Although not all of you will chose the military life, there is no doubt that the Raven Programme has made whatever direction you may take, easier to achieve. As a result of this experience, you are stronger and better equipped to shoulder the burdens of a consciously lived life. Should you chose a life in Canada's Armed Forces, you not only serve the common good of our whole society, you also join an honourable tradition of First Nations men and women who have served Canada through many generations in both war and peace. Representing such an inclusive nation is an important trust, because Canada can make meaningful and much needed contributions to this troubled world, but only if people like those of you in Raven are willing to keep on learning and growing and are unafraid of the hard work hard that it takes to join the ranks of Canada's many opportunities of the professional military forces.

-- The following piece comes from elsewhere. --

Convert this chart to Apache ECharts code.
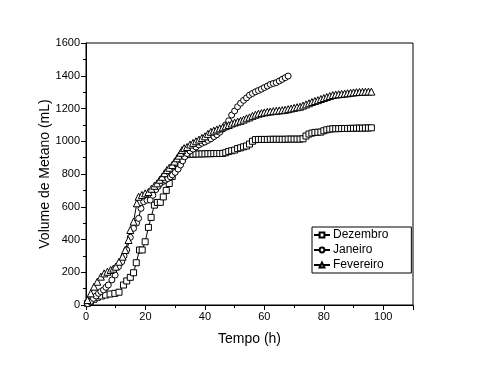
<!DOCTYPE html>
<html>
<head>
<meta charset="utf-8">
<script src="https://cdn.jsdelivr.net/npm/echarts@6/dist/echarts.min.js"></script>
<style>html,body{margin:0;padding:0;background:#fff}#c{width:480px;height:367px}</style>
</head>
<body>
<div id="c"></div>
<script>
// Dezembro (squares)
var dezTime = [0.5,1.5,2.7,3.8,5.2,6.6,8.1,9.7,11.1,12.6,13.7,14.9,16,16.9,18,18.9,19.9,21,21.9,23,24,25,26,27,28,29,30,31,32,33,34,35,36,37,38,39,40,41,42,43,44,45,46,47,48,49,50,51,52,53,54,55,56,57,58,59,60,61,62,63,64,65,66,67,68,69,70,71,72,73,74,75,76,77,78,79,80,81,82,83,84,85,86,87,88,89,90,91,92,93,94,95,96];
var dezVol  = [10,22,35,47,55,61,67,71,78,122,147,169,197,258,336,336,386,474,535,610,626,627,660,700,742,785,828,866,900,915,920,921,921,922,922,923,923,924,924,925,925,925,926,930,938,942,946,955,960,966,971,983,1000,1010,1011,1011,1011,1011,1012,1012,1012,1012,1012,1012,1013,1013,1013,1013,1013,1015,1032,1044,1050,1054,1055,1056,1064,1070,1074,1076,1077,1077,1078,1078,1078,1079,1079,1080,1080,1080,1081,1081,1082];
// Janeiro (circles)
var janTime = [0.5,1.5,2.5,3.4,4.2,5,5.9,6.7,7.5,8.7,9.8,10.9,12,12.8,13.7,14.9,16,17,17.7,18.5,19.4,20.5,21.6,22.5,23.5,24.3,25,26,26.7,27.5,28.4,29,30,31,31.8,32.5,33.2,34,35,36,37,38,39,40,41,42,43,44,45,46,47,48,49,50,51,52,53,54,55,56,57,58,59,60,61,62,63,64,65,66,67,68];
var janVol  = [8,20,40,55,71,82,92,108,122,153,183,234,264,300,336,413,468,500,529,590,631,640,641,670,705,725,743,755,763,772,783,795,810,830,855,880,905,925,940,952,965,978,988,995,1005,1015,1028,1040,1055,1075,1100,1125,1160,1185,1211,1232,1250,1265,1282,1292,1302,1310,1318,1328,1337,1347,1353,1358,1368,1378,1388,1398];
// Fevereiro (triangles)
var fevTime = [0.5,1.6,2.7,3.8,5,6.1,7.2,8.3,9.2,10,11.1,12.3,13.2,14.3,14.9,16,17.1,17.7,18.8,19.9,21,22,23,23.9,24.8,25.6,26.4,27.2,28,29,29.8,30.6,31.2,31.8,32.3,33,34,35,36,37,38,39,40,41,42,43,44,45,46,47,48,49,50,51,52,53,54,55,56,57,58,59,60,61,62,63,64,65,66,67,68,69,70,71,72,73,74,75,76,77,78,79,80,81,82,83,84,85,86,87,88,89,90,91,92,93,94,95,96];
var fevVol  = [30,71,112,142,173,193,203,214,222,234,264,295,336,397,458,509,621,661,672,682,690,710,728,743,765,783,805,824,838,855,876,896,912,930,946,958,965,980,990,1000,1010,1020,1030,1045,1058,1065,1072,1079,1085,1092,1099,1108,1114,1120,1125,1132,1140,1146,1155,1162,1168,1172,1176,1180,1182,1184,1186,1188,1190,1192,1196,1200,1204,1208,1211,1218,1225,1232,1240,1246,1251,1258,1264,1270,1276,1282,1285,1287,1289,1291,1293,1296,1298,1300,1301,1302,1302,1303,1303];

var seriesNames = ['Dezembro','Janeiro','Fevereiro'];
var xTicks = [0,20,40,60,80,100];
var yTicks = [0,200,400,600,800,1000,1200,1400,1600];

function zip(a,b){return a.map(function(t,i){return [t,b[i]];});}
var FONT = 'Liberation Sans';

function mk(name, sym, t, v, size){
  return {
    name:name, type:'line', data:zip(t,v), symbol:sym, symbolSize:size,
    showAllSymbol:true, animation:false,
    lineStyle:{color:'#000', width:1},
    itemStyle:{color:'#fff', borderColor:'#000', borderWidth:1}
  };
}

var chart = echarts.init(document.getElementById('c'), null, {renderer:'canvas'});
chart.setOption({
  animation:false,
  backgroundColor:'#fff',
  grid:{left:86, right:67, top:43, bottom:62, show:true, borderColor:'#000', borderWidth:1, backgroundColor:'transparent'},
  legend:{
    orient:'vertical', left:312, top:227,
    data:seriesNames,
    borderColor:'#000', borderWidth:1, borderRadius:0,
    padding:[2,23,2,1], itemGap:3, itemWidth:16, itemHeight:6,
    textStyle:{fontFamily:FONT, fontSize:12, color:'#000', padding:[0,0,0,-2]}
  },
  xAxis:{
    type:'value', min:0, max:110, interval:20,
    name:'Tempo (h)', nameLocation:'middle', nameGap:27, nameMoveOverlap:false,
    nameTextStyle:{fontFamily:FONT, fontSize:14, color:'#000'},
    axisLine:{show:true, lineStyle:{color:'#000', width:1}},
    axisTick:{show:true, inside:false, length:5, lineStyle:{color:'#000'}},
    minorTick:{show:true, splitNumber:2, length:3, lineStyle:{color:'#000'}},
    axisLabel:{fontFamily:FONT, fontSize:11, color:'#000', margin:6,
      formatter:function(v){return xTicks.indexOf(v)>=0 ? String(v) : '';}},
    splitLine:{show:false}
  },
  yAxis:{
    type:'value', min:0, max:1600, interval:200,
    name:'Volume de Metano (mL)', nameLocation:'middle', nameGap:34, nameMoveOverlap:false,
    nameTextStyle:{fontFamily:FONT, fontSize:14, color:'#000'},
    axisLine:{show:true, lineStyle:{color:'#000', width:1}},
    axisTick:{show:true, inside:false, length:5, lineStyle:{color:'#000'}},
    minorTick:{show:true, splitNumber:2, length:3, lineStyle:{color:'#000'}},
    axisLabel:{fontFamily:FONT, fontSize:11, color:'#000', margin:6,
      formatter:function(v){return yTicks.indexOf(v)>=0 ? String(v) : '';}},
    splitLine:{show:false}
  },
  series:[
    mk(seriesNames[0],'rect',dezTime,dezVol,6),
    mk(seriesNames[1],'circle',janTime,janVol,6),
    mk(seriesNames[2],'triangle',fevTime,fevVol,7)
  ]
});
</script>
</body>
</html>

To the proud families here today, I am aware that it is always difficult as parents to set our children free to seek their own dreams and I commend you for the support and affection you have given your children in achieving through this programme. Your rewards are in the happy smiles of accomplishment and success that I see on the faces of today's graduates. All of us share your pride in these fine young people who have 'made the grade' as part of the Raven Programmed!
As representative of Her Majesty Queen Elizabeth, the Queen of Canada here in British Columbia, I salute the graduates of Raven today, and thank Admiral Fraser, the officers, members and training and support staff of Canada's navy with our new Admiral Forcier who have all taken 'on board' the challenge of inclusiveness and made this positive contribution to 37 young lives and the lives of their loved ones, too. Congratulations one and all! You have set in motion the beginnings of a better, more respectful time for all of us!"
Esquimalt Nation Chief Andy Thomas acknowledged the young warriors and how they had accomplished so much this summer, and "how important it is for First Nation's youth to experience these successes".
Norman George spoke on behalf of the Songhees Nation. He told the Ravens how good he felt "being here and seeing you here with the Aboriginal veterans". It was a scene that prompted him to reminds us of the military role Aboriginal people have played and continue to share in Canada.
He told the Ravens that he was proud of what they have accomplished during this life experience to help get them "on the right road". He told them the discipline and teamwork they have learned "will be with them always on the right road".
The youth received a standing ovation from the hundreds of onlookers, who included; Lydia Hwitsum of the First Nations Summit, Chief Vern Jacks for the T'seycum Nation, Karen Harry representing the T'sawout Nation, Alex Sam for the T'sartlip Nation, Chief Bill Cramner for the Namgis, Curtis Henry for the Paquachin, Henry Chips for the Beecher Bay First Nation, distinguished Elders and Aboriginal Veterans, Dr. Keith Martin, Member of Parliament and proud families and friends.
After a reception, at which the Esquimalt dancers helped celebrate the special day for these Aboriginal youth, they mingled with their families and friends, and ate up more of the admiration.
Later, the RAVEN youth were bussed to the Tsartlip Nation, where they marched in the Grand Entry of the Yellow Wolf Pow Wow.
Then they were returned back to their communities, at the powwow where they could loosen up, rid themselves of army green, and tell their tales of life at military boot camp.